Unwritten rules say you try to change as little as possible of what the other party has already done – you’re trying to build upon their work. (Unless they sent a rough concept proposition, then you’re free to reinterpret it your way). If you want to change something that’s already been put down, and you think it improves the piece significantly, you have two options of going about it – a) discuss and agree what’s best. The other side will usually say go ahead, unless the point is particularly important to them, and b) just go ahead and make the change. If they let it stand, it’s been tacitly agreed. If they change it back, let it go. It’s a subtle dance.

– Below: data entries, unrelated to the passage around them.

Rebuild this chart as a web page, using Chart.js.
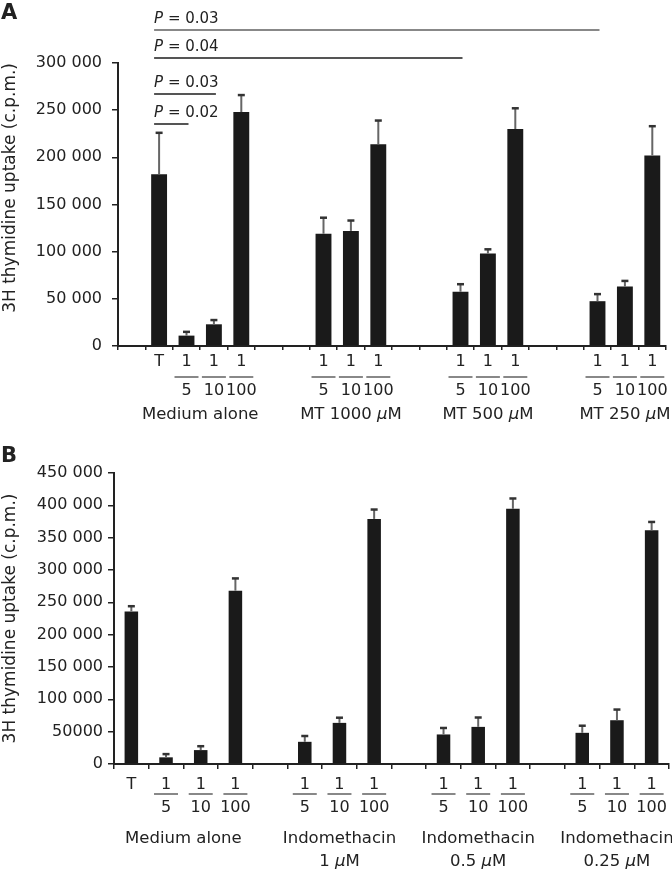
<!DOCTYPE html>
<html>
<head>
<meta charset="utf-8">
<script src="https://cdn.jsdelivr.net/npm/chart.js@4"></script>
<style>
  html, body { margin: 0; padding: 0; background: #fff; }
  canvas { display: block; }
</style>
</head>
<body>
<canvas id="chartA" width="672" height="430"></canvas>
<canvas id="chartB" width="672" height="445"></canvas>
<script>
// ---- panel A data ----
const labelsA = ['', 'T', ['1', '5'], ['1', '10'], ['1', '100'], '', '',
  ['1', '5'], ['1', '10'], ['1', '100'], '', '',
  ['1', '5'], ['1', '10'], ['1', '100'], '', '',
  ['1', '5'], ['1', '10'], ['1', '100']];
const valuesA = [null, 182000, 11000, 23000, 248000, null, null,
  119000, 122000, 214000, null, null,
  57500, 98000, 230000, null, null,
  47500, 63000, 202000];
const errorsA = [null, 44000, 4000, 4500, 18000, null, null,
  17000, 11000, 25000, null, null,
  8000, 4500, 22000, null, null,
  7500, 6000, 31000];
const groupsA = [
  {from: 1, to: 4, text: ['Medium alone']},
  {from: 7, to: 9, text: ['MT 1000 μM']},
  {from: 12, to: 14, text: ['MT 500 μM']},
  {from: 17, to: 19, text: ['MT 250 μM']}
];
const pvalsA = [
  {from: 1, to: 17, p: '0.03'},
  {from: 1, to: 12, p: '0.04'},
  {from: 1, to: 3, p: '0.03'},
  {from: 1, to: 2, p: '0.02'}
];

// ---- panel B data ----
const labelsB = ['T', ['1', '5'], ['1', '10'], ['1', '100'], '',
  ['1', '5'], ['1', '10'], ['1', '100'], '',
  ['1', '5'], ['1', '10'], ['1', '100'], '',
  ['1', '5'], ['1', '10'], ['1', '100']];
const valuesB = [236000, 10300, 21500, 268000, null,
  34300, 63600, 379000, null,
  45700, 57400, 394600, null,
  48200, 67700, 361300];
const errorsB = [8000, 5000, 6000, 19000, null,
  9000, 8000, 14500, null,
  10000, 14500, 16000, null,
  11000, 16500, 13000];
const groupsB = [
  {from: 0, to: 3, text: ['Medium alone']},
  {from: 5, to: 7, text: ['Indomethacin', '1 μM']},
  {from: 9, to: 11, text: ['Indomethacin', '0.5 μM']},
  {from: 13, to: 15, text: ['Indomethacin', '0.25 μM']}
];

const FONT = "'DejaVu Sans', sans-serif";
const INK = '#222';
Chart.defaults.font.family = FONT;
Chart.defaults.color = INK;

function spaced(v) {
  const s = String(v);
  return s.length > 3 ? s.slice(0, -3) + ' ' + s.slice(-3) : s;
}

// text with an italic mu
function drawRich(ctx, text, cx, y, size) {
  const parts = text.split(/(μ)/).filter(s => s.length);
  const fonts = parts.map(p => (p === 'μ' ? 'italic ' : '') + size + 'px ' + FONT);
  const widths = parts.map((p, i) => { ctx.font = fonts[i]; return ctx.measureText(p).width; });
  let x = cx - widths.reduce((a, b) => a + b, 0) / 2;
  ctx.textAlign = 'left';
  ctx.textBaseline = 'middle';
  parts.forEach((p, i) => { ctx.font = fonts[i]; ctx.fillText(p, x, y); x += widths[i]; });
}

const errorBars = {
  id: 'errorBars',
  afterDatasetsDraw(chart, args, opts) {
    const {ctx} = chart;
    const y = chart.scales.y;
    const meta = chart.getDatasetMeta(0);
    ctx.save();
    opts.values.forEach((v, i) => {
      if (v == null) return;
      const bar = meta.data[i];
      const top = y.getPixelForValue(v + opts.errors[i]);
      ctx.strokeStyle = '#666';
      ctx.lineWidth = 2;
      ctx.beginPath();
      ctx.moveTo(bar.x, bar.y);
      ctx.lineTo(bar.x, top);
      ctx.stroke();
      ctx.strokeStyle = '#333';
      ctx.lineWidth = 2.5;
      ctx.beginPath();
      ctx.moveTo(bar.x - 3.5, top);
      ctx.lineTo(bar.x + 3.5, top);
      ctx.stroke();
    });
    ctx.restore();
  }
};

const xDecor = {
  id: 'xDecor',
  afterDraw(chart, args, opts) {
    const {ctx} = chart;
    const x = chart.scales.x;
    ctx.save();
    ctx.fillStyle = INK;
    // fraction bars
    ctx.strokeStyle = '#888';
    ctx.lineWidth = 2;
    chart.data.labels.forEach((lab, i) => {
      if (!Array.isArray(lab)) return;
      const cx = x.getPixelForValue(i);
      ctx.beginPath();
      ctx.moveTo(cx - 12, opts.fracY);
      ctx.lineTo(cx + 12, opts.fracY);
      ctx.stroke();
    });
    // group captions
    opts.groups.forEach(g => {
      const cx = (x.getPixelForValue(g.from) + x.getPixelForValue(g.to)) / 2;
      g.text.forEach((t, k) => drawRich(ctx, t, cx, opts.groupY + k * 23, 16.5));
    });
    // panel letter
    ctx.font = 'bold 21px ' + FONT;
    ctx.textAlign = 'left';
    ctx.textBaseline = 'alphabetic';
    ctx.fillText(opts.letter, 1, opts.letterY);
    ctx.restore();
  }
};

const pLines = {
  id: 'pLines',
  afterDraw(chart, args, opts) {
    if (!opts.list) return;
    const {ctx} = chart;
    const x = chart.scales.x;
    const rows = [30, 58, 94, 124];
    ctx.save();
    opts.list.forEach((c, k) => {
      const x0 = x.getPixelForValue(c.from) - 5;
      const x1 = x.getPixelForValue(c.to) + 2;
      ctx.strokeStyle = k === 0 ? '#888' : '#555';
      ctx.lineWidth = 2;
      ctx.beginPath();
      ctx.moveTo(x0, rows[k]);
      ctx.lineTo(x1, rows[k]);
      ctx.stroke();
      ctx.fillStyle = INK;
      ctx.textAlign = 'left';
      ctx.textBaseline = 'alphabetic';
      ctx.font = 'italic 15px ' + FONT;
      ctx.fillText('P', x0, rows[k] - 7);
      const w = ctx.measureText('P').width;
      ctx.font = '15px ' + FONT;
      ctx.fillText(' = ' + c.p, x0 + w, rows[k] - 7);
    });
    ctx.restore();
  }
};

function makeChart(id, cfg) {
  return new Chart(document.getElementById(id), {
    type: 'bar',
    data: {
      labels: cfg.labels,
      datasets: [{
        data: cfg.values,
        backgroundColor: '#1a1a1a',
        borderWidth: 0,
        barPercentage: cfg.barPct,
        categoryPercentage: 1
      }]
    },
    options: {
      responsive: false,
      animation: false,
      layout: {padding: {top: cfg.padTop, right: cfg.padRight, left: 0, bottom: 0}},
      plugins: {
        legend: {display: false},
        tooltip: {enabled: false},
        errorBars: {values: cfg.values, errors: cfg.errors},
        xDecor: {groups: cfg.groups, fracY: cfg.fracY, groupY: cfg.groupY, letter: cfg.letter, letterY: cfg.letterY},
        pLines: {list: cfg.pvals}
      },
      scales: {
        x: {
          offset: true,
          grid: {display: true, offset: true, drawOnChartArea: false, drawTicks: true, tickLength: cfg.xTick, color: INK, lineWidth: 1.5},
          border: {display: true, color: INK, width: 2},
          ticks: {autoSkip: false, maxRotation: 0, minRotation: 0, padding: cfg.xPad, color: INK,
                  font: {size: 16, lineHeight: cfg.xLine}},
          afterFit(s) { s.height = cfg.xHeight; }
        },
        y: {
          min: 0,
          max: cfg.max,
          grid: {drawOnChartArea: false, drawTicks: true, tickLength: 6, color: INK, lineWidth: 1.5},
          border: {display: true, color: INK, width: 2},
          ticks: {stepSize: 50000, padding: cfg.yPad, color: INK, font: {size: 16}, callback: cfg.fmt},
          title: {display: true, text: '3H thymidine uptake (c.p.m.)', align: cfg.titleAlign,
                  color: INK, font: {size: 17}, padding: {top: 0, bottom: 0}},
          afterFit(s) { s.width = cfg.yWidth; }
        }
      }
    },
    plugins: [errorBars, xDecor, pLines]
  });
}

makeChart('chartA', {
  labels: labelsA, values: valuesA, errors: errorsA, groups: groupsA, pvals: pvalsA,
  barPct: 0.58, max: 300000, padTop: 63, padRight: 6, yWidth: 118, xHeight: 84,
  xTick: 4, xPad: -2, xLine: 1.78, yPad: 10, fracY: 377, groupY: 415,
  letter: 'A', letterY: 19, titleAlign: 'end',
  fmt: v => v >= 10000 ? spaced(v) : String(v)
});

makeChart('chartB', {
  labels: labelsB, values: valuesB, errors: errorsB, groups: groupsB, pvals: null,
  barPct: 0.39, max: 450000, padTop: 43, padRight: 3, yWidth: 114, xHeight: 111,
  xTick: 5, xPad: 5, xLine: 1.4, yPad: 5, fracY: 364, groupY: 409,
  letter: 'B', letterY: 32, titleAlign: 'center',
  fmt: v => v >= 100000 ? spaced(v) : String(v)
});
</script>
</body>
</html>
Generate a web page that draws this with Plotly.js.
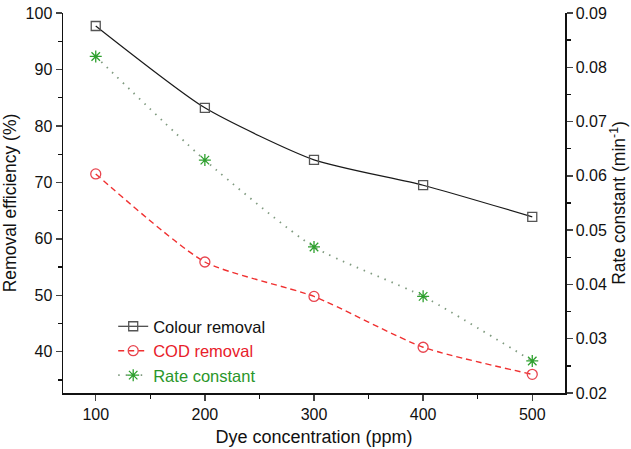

In theory mixing the styles of two different artists sounds tricky, but in all my experiences the end result is beautiful, and turns out better and more interesting than either of you could have made it on your own. Since doing a collab is a sort of adventure in its own right, usually both sides go into it feeling a little more adventurous than usual, and are more open to trying stuff they generally wouldn’t think of.
3. Two artists agree they want to collab with each other but never get around to it
Probably the most frequent model. I have a longish list of dream collab partners, with three or four up at the top. With some I’ve already agreed concepts and ideas (in some cases, years ago, haha). But the sad fact is that time remains the most expensive commodity, and making schedules fit is rough.
Still, if you have a chance to collaborate with another artist, take it. If you have someone you’d love to work with, ask them if they’re game. Don’t get your feathers ruffled if it doesn’t work out – or even if they flat out refuse. But keep reaching out, and make the effort to take others up on their offers. You’ll do stuff you haven’t done before, you’ll learn new techniques, deepen friendships, and you’ll definitely have fun.
Oh yeah – before I close, an important word of advice. Work out in advance how the ownership of the piece is going to work. Will you both put it up for sale on PoD sites? If you’re subbing it to a contest and it wins, how will the prize be split? (50-50% is the norm regardless of the amounts of input from either side, but it’s best to confirm agreement with this). If one of you has a larger following/ stronger sales venues, will they share the profits? Money talk is always a sticky subject in art, and we like to pretend it’s not there, but get it out of the way to avoid bitter experiences later on.
Have you done art collabs so far? Did you enjoy the process? What pitfalls did you encounter – or was it all smooth sailing?